╭──

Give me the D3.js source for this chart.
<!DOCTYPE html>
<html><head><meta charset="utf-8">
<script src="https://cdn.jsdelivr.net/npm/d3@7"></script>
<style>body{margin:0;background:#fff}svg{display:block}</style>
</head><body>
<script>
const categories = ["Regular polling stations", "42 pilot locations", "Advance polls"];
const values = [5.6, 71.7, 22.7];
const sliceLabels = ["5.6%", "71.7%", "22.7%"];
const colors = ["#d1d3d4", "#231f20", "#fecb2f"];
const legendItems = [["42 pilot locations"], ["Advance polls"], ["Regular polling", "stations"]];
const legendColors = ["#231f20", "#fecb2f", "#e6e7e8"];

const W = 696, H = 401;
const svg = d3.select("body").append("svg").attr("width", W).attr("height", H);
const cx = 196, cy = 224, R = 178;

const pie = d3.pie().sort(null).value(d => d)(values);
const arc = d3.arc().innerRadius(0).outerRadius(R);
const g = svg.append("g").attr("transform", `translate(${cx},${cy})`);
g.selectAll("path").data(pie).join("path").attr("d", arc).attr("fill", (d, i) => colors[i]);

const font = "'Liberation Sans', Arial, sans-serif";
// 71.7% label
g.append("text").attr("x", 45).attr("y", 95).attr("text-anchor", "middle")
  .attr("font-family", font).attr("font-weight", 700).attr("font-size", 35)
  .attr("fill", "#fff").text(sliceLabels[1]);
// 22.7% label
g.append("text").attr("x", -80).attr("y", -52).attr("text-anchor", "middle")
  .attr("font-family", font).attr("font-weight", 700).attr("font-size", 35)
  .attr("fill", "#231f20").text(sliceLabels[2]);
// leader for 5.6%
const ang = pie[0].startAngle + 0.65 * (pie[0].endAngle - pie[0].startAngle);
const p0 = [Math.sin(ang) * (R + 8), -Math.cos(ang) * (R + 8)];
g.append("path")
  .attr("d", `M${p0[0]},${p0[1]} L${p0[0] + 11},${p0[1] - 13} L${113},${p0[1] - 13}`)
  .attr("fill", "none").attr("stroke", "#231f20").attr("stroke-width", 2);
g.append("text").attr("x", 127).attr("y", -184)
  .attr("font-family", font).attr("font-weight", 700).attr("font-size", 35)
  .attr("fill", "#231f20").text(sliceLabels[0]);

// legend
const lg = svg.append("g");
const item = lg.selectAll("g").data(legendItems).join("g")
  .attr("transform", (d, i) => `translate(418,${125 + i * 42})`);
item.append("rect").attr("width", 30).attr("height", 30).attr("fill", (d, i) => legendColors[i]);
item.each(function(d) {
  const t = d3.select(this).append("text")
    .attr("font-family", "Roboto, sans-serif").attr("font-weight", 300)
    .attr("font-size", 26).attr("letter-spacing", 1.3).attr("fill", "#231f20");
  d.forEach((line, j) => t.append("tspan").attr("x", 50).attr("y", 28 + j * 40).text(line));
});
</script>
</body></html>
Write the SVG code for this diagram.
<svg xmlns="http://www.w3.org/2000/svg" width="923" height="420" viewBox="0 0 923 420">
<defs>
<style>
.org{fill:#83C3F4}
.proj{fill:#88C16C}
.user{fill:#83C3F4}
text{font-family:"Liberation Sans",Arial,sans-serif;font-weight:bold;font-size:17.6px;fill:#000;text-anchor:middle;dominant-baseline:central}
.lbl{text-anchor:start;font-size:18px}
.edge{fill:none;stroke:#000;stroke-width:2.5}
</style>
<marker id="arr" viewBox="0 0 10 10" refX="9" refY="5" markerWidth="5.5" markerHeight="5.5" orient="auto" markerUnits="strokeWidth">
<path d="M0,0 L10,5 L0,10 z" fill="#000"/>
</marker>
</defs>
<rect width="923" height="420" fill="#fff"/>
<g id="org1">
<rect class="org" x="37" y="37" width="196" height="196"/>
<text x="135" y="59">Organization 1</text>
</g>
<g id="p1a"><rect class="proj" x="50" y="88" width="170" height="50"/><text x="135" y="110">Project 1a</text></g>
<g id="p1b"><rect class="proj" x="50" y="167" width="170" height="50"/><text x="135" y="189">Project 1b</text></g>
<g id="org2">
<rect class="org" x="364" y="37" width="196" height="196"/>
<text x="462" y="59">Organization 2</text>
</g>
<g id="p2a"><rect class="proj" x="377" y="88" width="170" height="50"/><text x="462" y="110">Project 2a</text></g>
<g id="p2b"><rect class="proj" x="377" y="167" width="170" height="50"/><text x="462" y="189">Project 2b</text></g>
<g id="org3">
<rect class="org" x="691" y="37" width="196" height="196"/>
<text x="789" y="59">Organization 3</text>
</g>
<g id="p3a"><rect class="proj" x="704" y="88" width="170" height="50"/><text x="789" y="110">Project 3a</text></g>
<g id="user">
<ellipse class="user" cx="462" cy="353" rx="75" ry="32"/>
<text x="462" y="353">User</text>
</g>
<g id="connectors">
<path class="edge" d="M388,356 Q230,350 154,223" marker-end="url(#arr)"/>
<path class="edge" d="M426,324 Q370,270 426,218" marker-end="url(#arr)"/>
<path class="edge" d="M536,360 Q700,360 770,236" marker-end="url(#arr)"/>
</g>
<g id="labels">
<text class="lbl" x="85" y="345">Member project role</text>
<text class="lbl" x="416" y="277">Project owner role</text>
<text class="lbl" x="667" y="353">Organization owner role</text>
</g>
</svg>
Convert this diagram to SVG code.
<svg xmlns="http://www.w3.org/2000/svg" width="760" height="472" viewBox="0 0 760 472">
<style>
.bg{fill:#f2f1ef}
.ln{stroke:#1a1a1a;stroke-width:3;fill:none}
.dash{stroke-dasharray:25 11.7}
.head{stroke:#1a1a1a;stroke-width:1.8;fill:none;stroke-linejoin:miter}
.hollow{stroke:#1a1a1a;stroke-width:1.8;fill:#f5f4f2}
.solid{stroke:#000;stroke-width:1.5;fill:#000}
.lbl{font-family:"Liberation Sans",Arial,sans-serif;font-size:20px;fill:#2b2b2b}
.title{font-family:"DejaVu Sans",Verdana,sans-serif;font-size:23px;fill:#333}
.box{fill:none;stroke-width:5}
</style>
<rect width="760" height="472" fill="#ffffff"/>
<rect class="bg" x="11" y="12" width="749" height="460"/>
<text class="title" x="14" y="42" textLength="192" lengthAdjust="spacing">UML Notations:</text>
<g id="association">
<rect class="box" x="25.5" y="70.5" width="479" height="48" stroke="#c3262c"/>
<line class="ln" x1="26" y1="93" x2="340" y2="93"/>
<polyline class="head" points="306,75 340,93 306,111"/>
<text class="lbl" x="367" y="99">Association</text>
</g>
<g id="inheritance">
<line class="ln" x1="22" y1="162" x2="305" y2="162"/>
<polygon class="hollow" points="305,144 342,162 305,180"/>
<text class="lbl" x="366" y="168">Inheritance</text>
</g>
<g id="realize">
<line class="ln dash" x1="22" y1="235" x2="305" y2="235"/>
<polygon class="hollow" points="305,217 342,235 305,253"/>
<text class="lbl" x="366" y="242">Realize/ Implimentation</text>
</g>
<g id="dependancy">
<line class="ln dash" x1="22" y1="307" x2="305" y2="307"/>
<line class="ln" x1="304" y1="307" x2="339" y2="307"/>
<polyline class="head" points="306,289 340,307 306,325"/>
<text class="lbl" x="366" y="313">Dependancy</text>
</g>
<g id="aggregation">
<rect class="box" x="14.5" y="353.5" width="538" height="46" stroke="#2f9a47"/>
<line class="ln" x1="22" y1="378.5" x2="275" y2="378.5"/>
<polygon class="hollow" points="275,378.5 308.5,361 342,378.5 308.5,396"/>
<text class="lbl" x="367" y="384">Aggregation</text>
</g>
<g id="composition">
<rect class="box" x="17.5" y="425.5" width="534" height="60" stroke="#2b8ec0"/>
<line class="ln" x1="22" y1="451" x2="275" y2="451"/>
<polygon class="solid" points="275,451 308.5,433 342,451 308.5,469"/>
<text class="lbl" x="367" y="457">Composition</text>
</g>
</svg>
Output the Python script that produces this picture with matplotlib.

╰──

**WORK REQUIRED**.
Copy every line of the entries above in which "diagram" occurs.

**WRITTEN RESPONSE**.
Write the SVG code for this diagram.
Convert this diagram to SVG code.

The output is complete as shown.